• GOAL
Pictures must not be retyped. Return exactly the lines from the one with "Give me the matplotlib source for this chart." through the one with "W, H = 651, 481", both included, and no others.

• MATERIAL PROVIDED
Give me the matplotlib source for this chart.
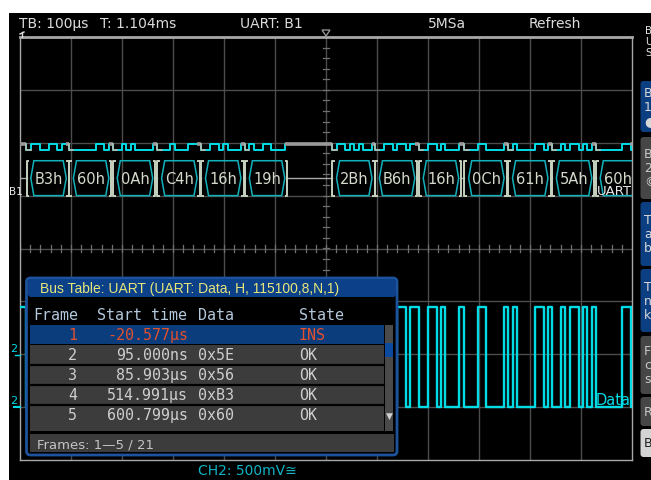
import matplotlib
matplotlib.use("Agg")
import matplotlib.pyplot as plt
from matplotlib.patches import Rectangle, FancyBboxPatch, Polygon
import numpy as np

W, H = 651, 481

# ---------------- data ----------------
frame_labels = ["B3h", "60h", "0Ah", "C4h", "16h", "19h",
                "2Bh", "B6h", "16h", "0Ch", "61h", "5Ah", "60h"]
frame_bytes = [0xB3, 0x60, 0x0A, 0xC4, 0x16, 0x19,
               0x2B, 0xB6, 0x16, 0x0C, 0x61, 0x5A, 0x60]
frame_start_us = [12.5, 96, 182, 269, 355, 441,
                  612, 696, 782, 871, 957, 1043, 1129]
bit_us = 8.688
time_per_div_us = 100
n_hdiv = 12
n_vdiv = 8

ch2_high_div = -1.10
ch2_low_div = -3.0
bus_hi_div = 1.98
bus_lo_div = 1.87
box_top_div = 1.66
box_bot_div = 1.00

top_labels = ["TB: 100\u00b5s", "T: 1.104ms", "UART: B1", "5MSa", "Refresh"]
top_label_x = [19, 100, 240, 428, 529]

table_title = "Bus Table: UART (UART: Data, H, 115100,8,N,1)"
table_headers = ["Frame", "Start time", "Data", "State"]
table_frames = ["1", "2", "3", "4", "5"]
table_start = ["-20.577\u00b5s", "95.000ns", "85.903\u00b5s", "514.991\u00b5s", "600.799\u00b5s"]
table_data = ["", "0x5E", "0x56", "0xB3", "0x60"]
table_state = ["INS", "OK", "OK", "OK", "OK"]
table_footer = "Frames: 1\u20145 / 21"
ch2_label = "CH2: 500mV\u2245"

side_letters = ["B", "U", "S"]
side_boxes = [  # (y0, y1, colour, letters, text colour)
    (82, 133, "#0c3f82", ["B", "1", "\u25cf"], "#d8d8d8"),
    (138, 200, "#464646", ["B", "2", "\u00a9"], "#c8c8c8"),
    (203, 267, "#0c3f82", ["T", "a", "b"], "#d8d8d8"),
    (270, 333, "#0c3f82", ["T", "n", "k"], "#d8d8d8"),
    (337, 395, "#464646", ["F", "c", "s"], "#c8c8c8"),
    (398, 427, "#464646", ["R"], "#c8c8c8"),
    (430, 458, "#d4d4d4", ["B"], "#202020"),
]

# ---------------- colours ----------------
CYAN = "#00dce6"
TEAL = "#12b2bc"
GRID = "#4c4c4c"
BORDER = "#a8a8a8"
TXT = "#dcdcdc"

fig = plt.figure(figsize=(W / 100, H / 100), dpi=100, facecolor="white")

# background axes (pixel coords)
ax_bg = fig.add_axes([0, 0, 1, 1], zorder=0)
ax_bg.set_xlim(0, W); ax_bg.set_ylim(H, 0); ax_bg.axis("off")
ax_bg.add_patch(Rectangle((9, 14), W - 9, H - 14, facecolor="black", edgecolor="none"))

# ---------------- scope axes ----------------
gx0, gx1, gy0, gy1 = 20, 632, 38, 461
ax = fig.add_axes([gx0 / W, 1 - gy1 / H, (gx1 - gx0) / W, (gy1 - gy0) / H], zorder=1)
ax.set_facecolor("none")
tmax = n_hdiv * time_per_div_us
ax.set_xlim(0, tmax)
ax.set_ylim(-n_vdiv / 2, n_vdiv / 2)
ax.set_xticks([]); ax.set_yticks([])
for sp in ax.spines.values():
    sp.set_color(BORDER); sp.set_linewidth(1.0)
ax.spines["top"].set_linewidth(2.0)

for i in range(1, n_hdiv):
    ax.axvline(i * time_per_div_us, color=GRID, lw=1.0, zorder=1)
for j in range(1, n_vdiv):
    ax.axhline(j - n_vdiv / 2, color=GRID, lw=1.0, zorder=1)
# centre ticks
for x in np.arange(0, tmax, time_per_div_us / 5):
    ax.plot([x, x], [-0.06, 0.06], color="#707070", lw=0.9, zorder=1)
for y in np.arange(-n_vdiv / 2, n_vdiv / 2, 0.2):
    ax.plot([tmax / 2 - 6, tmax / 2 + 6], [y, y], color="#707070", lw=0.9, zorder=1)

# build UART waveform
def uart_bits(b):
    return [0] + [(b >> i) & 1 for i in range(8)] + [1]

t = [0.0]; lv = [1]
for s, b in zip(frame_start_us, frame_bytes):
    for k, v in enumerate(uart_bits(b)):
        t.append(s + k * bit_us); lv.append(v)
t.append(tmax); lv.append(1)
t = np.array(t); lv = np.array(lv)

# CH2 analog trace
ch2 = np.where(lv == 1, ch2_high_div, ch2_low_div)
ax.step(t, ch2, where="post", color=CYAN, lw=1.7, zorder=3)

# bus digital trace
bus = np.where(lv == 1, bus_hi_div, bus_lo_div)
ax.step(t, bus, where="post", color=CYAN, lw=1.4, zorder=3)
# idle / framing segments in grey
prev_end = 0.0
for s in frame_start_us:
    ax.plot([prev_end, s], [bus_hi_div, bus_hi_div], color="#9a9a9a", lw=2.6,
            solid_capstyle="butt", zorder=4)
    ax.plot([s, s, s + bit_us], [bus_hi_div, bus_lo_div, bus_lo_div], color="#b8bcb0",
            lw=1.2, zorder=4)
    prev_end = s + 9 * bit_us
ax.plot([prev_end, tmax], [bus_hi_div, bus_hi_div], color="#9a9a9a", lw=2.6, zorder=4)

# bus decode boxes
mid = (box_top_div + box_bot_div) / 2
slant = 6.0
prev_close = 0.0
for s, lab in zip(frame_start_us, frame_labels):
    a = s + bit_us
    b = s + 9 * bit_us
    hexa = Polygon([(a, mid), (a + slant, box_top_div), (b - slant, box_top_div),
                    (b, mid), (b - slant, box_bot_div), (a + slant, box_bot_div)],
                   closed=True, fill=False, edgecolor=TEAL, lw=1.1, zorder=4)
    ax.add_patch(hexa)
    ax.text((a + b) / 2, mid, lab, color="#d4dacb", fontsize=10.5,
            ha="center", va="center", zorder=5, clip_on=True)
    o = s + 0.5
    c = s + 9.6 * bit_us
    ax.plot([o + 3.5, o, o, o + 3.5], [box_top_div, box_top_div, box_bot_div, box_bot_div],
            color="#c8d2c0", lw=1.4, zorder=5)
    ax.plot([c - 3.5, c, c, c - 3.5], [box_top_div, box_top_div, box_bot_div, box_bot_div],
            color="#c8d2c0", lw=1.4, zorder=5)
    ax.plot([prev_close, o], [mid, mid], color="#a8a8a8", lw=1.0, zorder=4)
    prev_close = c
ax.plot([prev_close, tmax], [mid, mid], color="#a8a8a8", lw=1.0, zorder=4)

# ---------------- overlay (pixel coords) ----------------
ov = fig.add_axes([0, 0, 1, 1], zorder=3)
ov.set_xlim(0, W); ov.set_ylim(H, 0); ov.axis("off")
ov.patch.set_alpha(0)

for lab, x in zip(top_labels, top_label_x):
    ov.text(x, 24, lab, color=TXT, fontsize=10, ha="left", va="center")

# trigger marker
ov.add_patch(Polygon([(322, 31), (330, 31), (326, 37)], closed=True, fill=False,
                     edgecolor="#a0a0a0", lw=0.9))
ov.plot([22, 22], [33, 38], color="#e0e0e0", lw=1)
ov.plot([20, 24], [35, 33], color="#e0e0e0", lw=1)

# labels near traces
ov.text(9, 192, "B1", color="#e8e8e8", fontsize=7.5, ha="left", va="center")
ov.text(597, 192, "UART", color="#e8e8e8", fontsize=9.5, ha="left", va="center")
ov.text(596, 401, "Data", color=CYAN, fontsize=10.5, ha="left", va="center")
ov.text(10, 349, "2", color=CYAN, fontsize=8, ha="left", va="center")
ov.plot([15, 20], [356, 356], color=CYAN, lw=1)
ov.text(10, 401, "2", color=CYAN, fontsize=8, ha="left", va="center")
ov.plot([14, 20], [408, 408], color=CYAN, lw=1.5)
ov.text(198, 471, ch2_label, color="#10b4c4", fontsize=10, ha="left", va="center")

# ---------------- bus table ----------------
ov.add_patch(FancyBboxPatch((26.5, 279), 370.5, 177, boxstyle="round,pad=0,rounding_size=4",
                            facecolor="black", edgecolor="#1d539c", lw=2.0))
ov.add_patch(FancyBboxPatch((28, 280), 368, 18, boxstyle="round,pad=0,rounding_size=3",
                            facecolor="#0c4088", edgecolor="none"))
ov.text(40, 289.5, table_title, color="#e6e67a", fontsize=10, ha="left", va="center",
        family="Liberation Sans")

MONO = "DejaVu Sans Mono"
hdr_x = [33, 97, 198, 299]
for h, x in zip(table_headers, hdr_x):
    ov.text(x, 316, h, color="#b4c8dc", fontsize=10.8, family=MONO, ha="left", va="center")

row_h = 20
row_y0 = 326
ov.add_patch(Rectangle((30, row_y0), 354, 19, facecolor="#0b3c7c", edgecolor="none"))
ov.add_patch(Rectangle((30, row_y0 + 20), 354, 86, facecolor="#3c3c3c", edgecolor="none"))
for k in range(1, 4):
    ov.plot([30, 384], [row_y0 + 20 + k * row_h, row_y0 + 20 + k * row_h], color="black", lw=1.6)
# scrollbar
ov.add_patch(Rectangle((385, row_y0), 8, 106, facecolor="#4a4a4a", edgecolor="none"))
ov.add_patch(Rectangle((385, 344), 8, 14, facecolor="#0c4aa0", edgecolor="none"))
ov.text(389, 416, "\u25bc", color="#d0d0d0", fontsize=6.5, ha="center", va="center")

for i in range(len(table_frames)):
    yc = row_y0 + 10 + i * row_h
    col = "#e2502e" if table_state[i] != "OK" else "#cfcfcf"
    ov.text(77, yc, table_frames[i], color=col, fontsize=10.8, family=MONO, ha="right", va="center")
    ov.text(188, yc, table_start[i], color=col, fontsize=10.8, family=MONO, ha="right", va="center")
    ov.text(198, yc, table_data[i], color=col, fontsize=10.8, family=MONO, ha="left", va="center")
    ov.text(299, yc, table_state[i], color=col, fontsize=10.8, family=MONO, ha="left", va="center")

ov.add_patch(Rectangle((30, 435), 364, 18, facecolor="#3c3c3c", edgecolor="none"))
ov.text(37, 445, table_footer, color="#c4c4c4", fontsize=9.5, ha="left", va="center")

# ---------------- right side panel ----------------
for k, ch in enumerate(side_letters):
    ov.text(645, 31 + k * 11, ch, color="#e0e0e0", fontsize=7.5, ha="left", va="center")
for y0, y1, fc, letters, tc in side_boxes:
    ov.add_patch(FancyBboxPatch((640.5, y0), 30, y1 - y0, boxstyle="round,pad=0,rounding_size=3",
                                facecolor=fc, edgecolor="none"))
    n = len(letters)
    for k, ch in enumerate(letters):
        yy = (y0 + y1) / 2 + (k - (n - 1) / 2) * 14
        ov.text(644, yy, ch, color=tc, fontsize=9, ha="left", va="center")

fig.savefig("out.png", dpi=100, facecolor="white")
* * *
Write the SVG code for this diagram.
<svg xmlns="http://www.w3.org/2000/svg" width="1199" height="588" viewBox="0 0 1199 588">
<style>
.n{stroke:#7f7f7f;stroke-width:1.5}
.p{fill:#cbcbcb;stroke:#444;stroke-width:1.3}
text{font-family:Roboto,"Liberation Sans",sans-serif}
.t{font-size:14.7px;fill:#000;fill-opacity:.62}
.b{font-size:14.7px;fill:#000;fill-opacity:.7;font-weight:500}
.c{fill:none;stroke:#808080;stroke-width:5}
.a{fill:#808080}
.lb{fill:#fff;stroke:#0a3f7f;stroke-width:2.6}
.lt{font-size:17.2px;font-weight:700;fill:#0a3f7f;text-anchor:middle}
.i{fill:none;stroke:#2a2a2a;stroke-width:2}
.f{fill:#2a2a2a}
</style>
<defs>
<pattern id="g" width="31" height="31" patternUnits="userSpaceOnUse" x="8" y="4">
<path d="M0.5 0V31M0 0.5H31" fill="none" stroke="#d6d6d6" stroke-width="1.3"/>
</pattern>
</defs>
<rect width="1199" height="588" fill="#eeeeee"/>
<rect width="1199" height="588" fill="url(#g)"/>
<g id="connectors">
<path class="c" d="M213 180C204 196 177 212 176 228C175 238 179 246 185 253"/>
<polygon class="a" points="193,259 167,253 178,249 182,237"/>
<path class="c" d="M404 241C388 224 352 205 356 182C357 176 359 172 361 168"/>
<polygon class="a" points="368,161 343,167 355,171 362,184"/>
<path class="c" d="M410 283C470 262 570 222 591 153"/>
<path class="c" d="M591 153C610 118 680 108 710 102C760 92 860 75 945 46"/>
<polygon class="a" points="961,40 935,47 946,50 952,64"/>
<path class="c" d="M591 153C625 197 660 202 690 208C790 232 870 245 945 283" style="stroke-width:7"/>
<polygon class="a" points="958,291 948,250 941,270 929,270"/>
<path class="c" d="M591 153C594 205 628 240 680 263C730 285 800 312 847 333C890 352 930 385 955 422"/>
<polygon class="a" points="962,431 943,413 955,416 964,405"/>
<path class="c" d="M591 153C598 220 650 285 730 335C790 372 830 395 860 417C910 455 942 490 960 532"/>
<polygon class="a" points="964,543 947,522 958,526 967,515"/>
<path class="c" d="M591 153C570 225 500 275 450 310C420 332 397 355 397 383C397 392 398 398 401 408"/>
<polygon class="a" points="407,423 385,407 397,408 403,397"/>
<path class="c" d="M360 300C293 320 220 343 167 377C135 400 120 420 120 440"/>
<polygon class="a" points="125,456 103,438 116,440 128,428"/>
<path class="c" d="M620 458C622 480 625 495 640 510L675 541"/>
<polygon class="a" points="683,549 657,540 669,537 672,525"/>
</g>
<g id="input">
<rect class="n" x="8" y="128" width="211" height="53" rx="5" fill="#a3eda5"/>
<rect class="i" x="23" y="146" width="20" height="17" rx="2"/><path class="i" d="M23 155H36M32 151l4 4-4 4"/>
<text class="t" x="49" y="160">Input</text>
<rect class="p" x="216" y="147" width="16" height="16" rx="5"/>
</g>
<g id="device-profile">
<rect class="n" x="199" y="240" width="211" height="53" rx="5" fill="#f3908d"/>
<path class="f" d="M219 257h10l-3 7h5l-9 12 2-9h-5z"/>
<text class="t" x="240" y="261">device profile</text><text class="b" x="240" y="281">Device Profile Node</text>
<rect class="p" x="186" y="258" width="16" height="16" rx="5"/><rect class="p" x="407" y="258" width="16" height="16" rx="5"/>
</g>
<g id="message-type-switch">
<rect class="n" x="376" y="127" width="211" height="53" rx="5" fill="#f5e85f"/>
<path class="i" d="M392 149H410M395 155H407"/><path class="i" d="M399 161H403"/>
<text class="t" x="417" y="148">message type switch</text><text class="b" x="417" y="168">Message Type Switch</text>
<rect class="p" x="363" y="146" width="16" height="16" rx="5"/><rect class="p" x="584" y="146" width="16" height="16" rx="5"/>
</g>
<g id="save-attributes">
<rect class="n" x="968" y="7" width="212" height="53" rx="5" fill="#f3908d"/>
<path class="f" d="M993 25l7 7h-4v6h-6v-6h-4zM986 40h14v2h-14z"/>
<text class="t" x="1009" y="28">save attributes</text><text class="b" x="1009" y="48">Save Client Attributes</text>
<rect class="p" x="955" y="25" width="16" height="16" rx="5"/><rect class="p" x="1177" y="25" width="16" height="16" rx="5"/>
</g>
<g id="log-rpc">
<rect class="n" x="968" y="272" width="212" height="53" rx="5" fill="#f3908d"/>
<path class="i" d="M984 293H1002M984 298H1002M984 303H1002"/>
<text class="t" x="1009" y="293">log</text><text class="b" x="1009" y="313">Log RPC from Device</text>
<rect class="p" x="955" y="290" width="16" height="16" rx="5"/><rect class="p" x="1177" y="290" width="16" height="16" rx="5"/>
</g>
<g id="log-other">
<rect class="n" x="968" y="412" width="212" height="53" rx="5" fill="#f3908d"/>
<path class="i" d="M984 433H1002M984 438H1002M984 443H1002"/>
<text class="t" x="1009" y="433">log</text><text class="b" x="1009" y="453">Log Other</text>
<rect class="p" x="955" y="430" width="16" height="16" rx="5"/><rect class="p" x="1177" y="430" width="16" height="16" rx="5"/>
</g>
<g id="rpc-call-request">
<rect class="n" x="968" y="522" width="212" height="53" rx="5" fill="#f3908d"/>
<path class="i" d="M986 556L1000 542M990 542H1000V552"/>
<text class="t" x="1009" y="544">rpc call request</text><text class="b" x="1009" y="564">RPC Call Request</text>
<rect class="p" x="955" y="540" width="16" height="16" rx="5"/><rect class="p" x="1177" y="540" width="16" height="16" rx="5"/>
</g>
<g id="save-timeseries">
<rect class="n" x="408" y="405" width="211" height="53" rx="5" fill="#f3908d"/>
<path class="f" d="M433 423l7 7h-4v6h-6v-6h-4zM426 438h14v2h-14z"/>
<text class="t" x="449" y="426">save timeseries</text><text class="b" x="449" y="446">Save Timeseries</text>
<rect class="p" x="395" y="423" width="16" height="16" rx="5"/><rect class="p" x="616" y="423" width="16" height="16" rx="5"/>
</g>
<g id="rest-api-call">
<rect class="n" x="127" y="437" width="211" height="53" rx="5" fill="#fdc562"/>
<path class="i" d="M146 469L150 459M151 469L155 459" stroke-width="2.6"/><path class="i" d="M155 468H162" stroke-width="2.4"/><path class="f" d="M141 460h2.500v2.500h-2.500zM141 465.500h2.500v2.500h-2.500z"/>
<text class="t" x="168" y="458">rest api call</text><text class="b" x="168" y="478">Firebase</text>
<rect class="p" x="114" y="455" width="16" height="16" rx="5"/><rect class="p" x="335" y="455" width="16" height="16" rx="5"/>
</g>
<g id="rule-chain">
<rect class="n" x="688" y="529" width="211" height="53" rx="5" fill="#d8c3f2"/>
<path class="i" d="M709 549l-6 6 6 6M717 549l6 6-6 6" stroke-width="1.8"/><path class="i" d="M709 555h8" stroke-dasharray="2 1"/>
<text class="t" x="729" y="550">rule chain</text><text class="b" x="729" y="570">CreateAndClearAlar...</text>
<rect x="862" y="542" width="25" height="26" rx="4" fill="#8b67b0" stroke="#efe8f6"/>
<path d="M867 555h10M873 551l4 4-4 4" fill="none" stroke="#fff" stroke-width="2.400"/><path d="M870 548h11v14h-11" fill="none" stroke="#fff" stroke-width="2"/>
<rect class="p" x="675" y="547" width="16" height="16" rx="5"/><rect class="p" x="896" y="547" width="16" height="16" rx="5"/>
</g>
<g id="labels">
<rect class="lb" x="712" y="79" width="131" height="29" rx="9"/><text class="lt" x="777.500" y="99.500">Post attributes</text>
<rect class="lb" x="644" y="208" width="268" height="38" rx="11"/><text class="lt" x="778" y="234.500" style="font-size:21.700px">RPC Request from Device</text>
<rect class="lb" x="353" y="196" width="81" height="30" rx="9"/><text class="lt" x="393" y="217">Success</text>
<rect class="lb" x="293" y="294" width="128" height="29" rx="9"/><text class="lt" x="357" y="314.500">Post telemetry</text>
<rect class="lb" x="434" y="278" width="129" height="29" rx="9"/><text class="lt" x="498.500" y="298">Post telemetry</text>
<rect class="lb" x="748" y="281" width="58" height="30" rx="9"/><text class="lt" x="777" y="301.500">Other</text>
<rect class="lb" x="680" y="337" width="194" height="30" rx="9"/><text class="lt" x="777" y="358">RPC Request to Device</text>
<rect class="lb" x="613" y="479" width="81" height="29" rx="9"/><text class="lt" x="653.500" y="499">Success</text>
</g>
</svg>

• EXERCISE OUTPUT
Give me the matplotlib source for this chart.
import matplotlib
matplotlib.use("Agg")
import matplotlib.pyplot as plt
from matplotlib.patches import Rectangle, FancyBboxPatch, Polygon
import numpy as np

W, H = 651, 481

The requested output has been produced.